• WHAT IS ASKED: Make an exact copy, from the records below, of the lines from the line containing "Write the Plotly code for this chart." to the line containing "shapes = []", both lines included, excluding pictures.

• RECORD EXTRACTS:
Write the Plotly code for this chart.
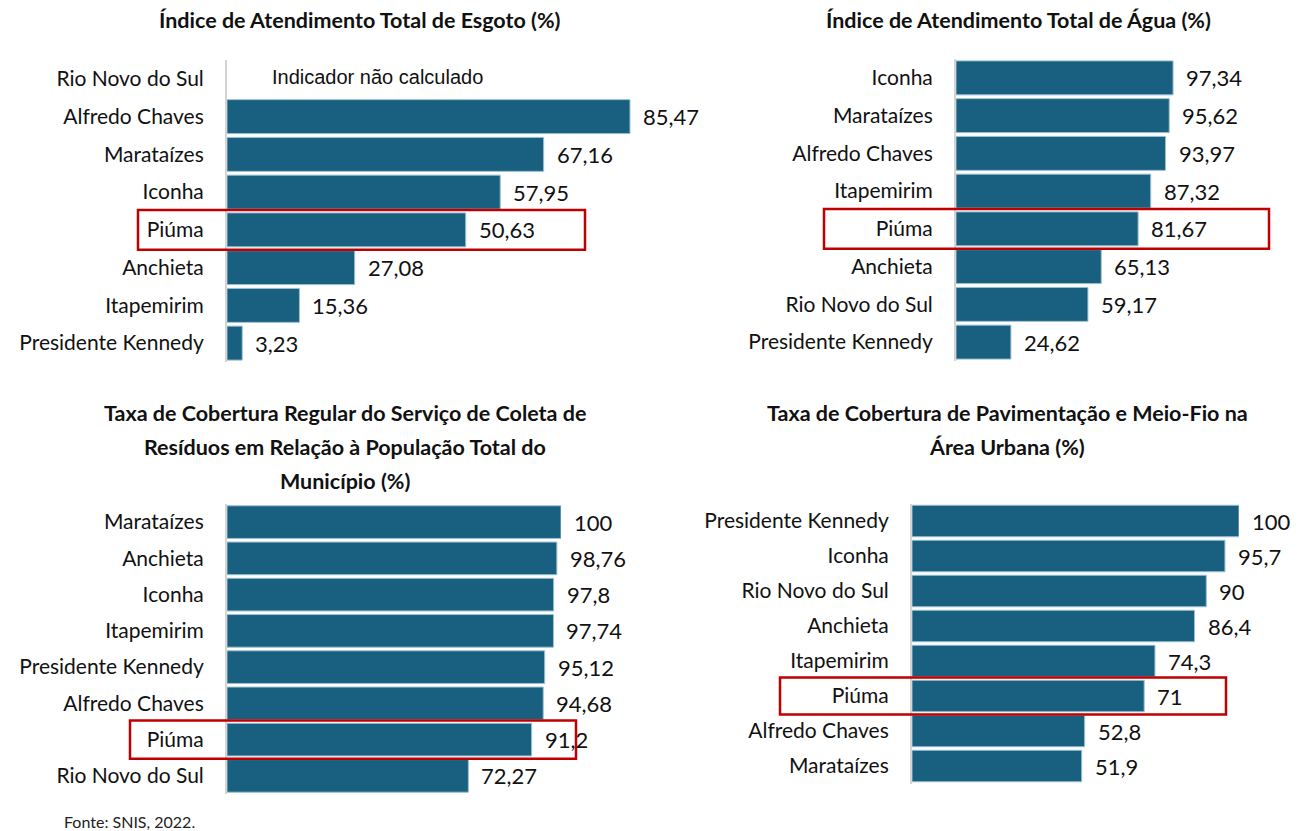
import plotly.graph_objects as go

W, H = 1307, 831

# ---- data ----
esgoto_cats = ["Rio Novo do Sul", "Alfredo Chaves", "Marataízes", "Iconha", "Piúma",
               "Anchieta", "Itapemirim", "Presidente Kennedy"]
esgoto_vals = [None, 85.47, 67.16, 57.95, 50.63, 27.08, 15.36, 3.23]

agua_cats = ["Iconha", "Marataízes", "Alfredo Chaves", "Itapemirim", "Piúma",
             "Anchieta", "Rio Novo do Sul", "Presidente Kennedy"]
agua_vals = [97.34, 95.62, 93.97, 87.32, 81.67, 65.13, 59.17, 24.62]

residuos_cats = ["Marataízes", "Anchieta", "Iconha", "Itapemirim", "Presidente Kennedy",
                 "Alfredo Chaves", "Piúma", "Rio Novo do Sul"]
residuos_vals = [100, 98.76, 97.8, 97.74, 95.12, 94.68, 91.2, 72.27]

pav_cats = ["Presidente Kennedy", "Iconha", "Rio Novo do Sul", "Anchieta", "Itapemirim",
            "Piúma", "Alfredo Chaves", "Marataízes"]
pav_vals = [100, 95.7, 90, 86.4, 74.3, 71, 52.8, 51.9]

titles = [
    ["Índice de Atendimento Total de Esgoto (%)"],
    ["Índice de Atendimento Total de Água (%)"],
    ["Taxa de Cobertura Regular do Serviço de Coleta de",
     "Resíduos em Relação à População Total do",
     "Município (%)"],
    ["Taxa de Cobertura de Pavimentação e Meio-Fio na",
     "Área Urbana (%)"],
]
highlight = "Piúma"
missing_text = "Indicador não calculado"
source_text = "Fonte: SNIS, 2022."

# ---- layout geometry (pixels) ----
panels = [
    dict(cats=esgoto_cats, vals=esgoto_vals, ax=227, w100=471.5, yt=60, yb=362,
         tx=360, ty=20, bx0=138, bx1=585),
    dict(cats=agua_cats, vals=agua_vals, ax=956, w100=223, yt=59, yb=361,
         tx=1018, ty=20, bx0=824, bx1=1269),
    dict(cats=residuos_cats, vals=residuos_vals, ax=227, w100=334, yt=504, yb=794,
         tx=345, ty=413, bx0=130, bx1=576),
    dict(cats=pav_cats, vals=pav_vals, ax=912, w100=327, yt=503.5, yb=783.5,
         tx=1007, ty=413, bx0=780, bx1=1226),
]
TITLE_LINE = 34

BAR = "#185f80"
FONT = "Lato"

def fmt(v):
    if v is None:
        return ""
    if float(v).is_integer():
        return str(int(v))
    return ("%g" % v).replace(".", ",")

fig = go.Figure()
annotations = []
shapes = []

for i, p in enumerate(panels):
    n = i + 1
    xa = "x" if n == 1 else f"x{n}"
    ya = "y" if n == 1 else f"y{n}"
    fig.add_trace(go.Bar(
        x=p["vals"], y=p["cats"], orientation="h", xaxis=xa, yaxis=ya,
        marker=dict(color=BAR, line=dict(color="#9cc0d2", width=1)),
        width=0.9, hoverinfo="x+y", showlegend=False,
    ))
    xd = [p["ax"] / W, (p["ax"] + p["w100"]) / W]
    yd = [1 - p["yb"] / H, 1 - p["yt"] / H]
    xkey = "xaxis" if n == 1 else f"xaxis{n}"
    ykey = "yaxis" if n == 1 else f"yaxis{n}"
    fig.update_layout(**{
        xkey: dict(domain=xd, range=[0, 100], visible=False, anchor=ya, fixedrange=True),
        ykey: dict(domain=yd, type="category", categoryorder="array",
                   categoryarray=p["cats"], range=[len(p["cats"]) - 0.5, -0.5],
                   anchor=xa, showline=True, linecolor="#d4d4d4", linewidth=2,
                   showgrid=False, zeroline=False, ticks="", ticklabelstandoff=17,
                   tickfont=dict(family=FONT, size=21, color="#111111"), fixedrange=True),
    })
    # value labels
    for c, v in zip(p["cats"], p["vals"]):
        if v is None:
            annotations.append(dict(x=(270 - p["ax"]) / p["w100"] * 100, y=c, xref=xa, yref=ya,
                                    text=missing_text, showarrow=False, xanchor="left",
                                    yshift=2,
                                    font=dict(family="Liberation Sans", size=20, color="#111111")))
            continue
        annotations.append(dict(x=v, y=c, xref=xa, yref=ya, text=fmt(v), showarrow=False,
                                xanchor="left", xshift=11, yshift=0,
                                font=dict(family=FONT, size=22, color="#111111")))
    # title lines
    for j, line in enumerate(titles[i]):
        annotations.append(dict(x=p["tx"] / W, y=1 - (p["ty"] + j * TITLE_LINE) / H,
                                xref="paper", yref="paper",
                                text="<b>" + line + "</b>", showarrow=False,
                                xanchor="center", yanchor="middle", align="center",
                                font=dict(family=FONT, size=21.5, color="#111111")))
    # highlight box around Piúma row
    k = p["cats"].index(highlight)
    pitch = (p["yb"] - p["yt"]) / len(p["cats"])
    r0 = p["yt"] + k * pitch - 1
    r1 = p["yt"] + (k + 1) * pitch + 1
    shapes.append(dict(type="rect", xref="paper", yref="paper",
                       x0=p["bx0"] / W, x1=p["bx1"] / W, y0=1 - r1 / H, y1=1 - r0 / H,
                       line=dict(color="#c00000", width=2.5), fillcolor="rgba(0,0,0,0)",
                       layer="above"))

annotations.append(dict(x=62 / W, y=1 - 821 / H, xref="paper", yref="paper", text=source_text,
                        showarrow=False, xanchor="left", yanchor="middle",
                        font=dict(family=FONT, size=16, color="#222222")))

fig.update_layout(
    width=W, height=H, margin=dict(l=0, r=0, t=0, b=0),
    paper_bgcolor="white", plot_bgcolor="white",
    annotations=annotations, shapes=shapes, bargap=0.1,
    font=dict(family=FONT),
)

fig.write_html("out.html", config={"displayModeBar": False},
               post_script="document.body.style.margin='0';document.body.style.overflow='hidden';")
* * *
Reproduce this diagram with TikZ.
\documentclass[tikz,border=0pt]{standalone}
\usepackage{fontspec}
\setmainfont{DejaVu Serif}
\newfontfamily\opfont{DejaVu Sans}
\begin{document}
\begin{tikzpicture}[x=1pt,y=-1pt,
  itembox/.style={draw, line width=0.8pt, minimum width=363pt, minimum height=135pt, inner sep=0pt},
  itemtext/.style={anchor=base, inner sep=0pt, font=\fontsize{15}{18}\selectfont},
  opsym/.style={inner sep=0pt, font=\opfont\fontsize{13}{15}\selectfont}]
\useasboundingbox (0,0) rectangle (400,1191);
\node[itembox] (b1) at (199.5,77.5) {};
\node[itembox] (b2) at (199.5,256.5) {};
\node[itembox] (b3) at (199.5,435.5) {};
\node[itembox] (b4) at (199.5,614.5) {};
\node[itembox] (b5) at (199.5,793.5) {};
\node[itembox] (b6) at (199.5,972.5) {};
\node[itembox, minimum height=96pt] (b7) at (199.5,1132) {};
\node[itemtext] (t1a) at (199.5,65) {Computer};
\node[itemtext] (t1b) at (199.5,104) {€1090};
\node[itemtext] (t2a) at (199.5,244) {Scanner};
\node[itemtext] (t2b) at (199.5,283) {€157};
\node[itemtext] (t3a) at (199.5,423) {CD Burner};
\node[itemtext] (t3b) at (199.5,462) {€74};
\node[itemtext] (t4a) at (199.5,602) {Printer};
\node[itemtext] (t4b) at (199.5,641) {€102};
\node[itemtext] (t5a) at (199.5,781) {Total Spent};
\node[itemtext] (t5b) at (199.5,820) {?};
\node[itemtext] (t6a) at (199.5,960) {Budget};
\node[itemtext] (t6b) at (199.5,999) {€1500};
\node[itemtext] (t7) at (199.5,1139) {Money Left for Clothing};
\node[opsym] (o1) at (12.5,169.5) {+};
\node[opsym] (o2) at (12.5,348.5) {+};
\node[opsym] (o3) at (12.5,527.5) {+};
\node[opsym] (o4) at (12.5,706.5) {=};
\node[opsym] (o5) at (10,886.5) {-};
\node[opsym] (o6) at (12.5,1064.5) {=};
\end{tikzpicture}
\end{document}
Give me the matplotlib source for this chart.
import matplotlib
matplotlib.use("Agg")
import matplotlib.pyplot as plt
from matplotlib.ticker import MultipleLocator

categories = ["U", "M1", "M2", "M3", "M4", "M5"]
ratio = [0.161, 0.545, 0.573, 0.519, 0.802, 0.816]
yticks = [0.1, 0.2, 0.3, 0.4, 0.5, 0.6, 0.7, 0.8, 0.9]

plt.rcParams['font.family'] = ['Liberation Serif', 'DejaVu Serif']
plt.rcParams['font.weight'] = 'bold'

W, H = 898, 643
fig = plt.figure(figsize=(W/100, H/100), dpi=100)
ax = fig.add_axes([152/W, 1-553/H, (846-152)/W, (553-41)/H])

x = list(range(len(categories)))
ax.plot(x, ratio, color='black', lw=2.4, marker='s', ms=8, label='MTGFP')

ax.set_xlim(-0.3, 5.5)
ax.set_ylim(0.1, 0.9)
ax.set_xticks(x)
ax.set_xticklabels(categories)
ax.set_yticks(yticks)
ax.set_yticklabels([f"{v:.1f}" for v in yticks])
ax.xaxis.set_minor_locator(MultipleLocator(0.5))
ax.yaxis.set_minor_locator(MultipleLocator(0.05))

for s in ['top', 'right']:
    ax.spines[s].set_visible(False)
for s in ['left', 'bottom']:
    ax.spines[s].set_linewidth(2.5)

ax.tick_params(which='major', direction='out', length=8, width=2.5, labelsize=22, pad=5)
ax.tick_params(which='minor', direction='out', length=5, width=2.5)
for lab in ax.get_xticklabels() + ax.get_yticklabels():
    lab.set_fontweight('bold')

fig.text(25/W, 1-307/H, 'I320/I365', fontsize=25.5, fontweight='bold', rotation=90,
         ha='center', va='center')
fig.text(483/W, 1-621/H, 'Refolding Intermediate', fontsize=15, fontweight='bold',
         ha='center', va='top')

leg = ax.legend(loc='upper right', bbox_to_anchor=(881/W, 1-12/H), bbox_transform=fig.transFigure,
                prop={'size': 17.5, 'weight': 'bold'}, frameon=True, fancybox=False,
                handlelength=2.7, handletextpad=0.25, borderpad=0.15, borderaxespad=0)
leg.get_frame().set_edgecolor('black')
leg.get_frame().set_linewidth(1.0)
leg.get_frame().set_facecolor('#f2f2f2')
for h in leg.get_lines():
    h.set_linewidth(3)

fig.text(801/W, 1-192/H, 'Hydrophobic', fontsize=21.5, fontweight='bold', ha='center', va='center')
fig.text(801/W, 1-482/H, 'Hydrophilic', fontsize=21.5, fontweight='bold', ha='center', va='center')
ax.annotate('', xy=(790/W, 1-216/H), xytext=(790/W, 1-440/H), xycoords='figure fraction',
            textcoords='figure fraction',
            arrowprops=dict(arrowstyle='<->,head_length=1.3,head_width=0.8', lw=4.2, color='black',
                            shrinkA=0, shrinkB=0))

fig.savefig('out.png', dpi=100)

• RESPONSE TO THIS TASK:
Write the Plotly code for this chart.
import plotly.graph_objects as go

W, H = 1307, 831

# ---- data ----
esgoto_cats = ["Rio Novo do Sul", "Alfredo Chaves", "Marataízes", "Iconha", "Piúma",
               "Anchieta", "Itapemirim", "Presidente Kennedy"]
esgoto_vals = [None, 85.47, 67.16, 57.95, 50.63, 27.08, 15.36, 3.23]

agua_cats = ["Iconha", "Marataízes", "Alfredo Chaves", "Itapemirim", "Piúma",
             "Anchieta", "Rio Novo do Sul", "Presidente Kennedy"]
agua_vals = [97.34, 95.62, 93.97, 87.32, 81.67, 65.13, 59.17, 24.62]

residuos_cats = ["Marataízes", "Anchieta", "Iconha", "Itapemirim", "Presidente Kennedy",
                 "Alfredo Chaves", "Piúma", "Rio Novo do Sul"]
residuos_vals = [100, 98.76, 97.8, 97.74, 95.12, 94.68, 91.2, 72.27]

pav_cats = ["Presidente Kennedy", "Iconha", "Rio Novo do Sul", "Anchieta", "Itapemirim",
            "Piúma", "Alfredo Chaves", "Marataízes"]
pav_vals = [100, 95.7, 90, 86.4, 74.3, 71, 52.8, 51.9]

titles = [
    ["Índice de Atendimento Total de Esgoto (%)"],
    ["Índice de Atendimento Total de Água (%)"],
    ["Taxa de Cobertura Regular do Serviço de Coleta de",
     "Resíduos em Relação à População Total do",
     "Município (%)"],
    ["Taxa de Cobertura de Pavimentação e Meio-Fio na",
     "Área Urbana (%)"],
]
highlight = "Piúma"
missing_text = "Indicador não calculado"
source_text = "Fonte: SNIS, 2022."

# ---- layout geometry (pixels) ----
panels = [
    dict(cats=esgoto_cats, vals=esgoto_vals, ax=227, w100=471.5, yt=60, yb=362,
         tx=360, ty=20, bx0=138, bx1=585),
    dict(cats=agua_cats, vals=agua_vals, ax=956, w100=223, yt=59, yb=361,
         tx=1018, ty=20, bx0=824, bx1=1269),
    dict(cats=residuos_cats, vals=residuos_vals, ax=227, w100=334, yt=504, yb=794,
         tx=345, ty=413, bx0=130, bx1=576),
    dict(cats=pav_cats, vals=pav_vals, ax=912, w100=327, yt=503.5, yb=783.5,
         tx=1007, ty=413, bx0=780, bx1=1226),
]
TITLE_LINE = 34

BAR = "#185f80"
FONT = "Lato"

def fmt(v):
    if v is None:
        return ""
    if float(v).is_integer():
        return str(int(v))
    return ("%g" % v).replace(".", ",")

fig = go.Figure()
annotations = []
shapes = []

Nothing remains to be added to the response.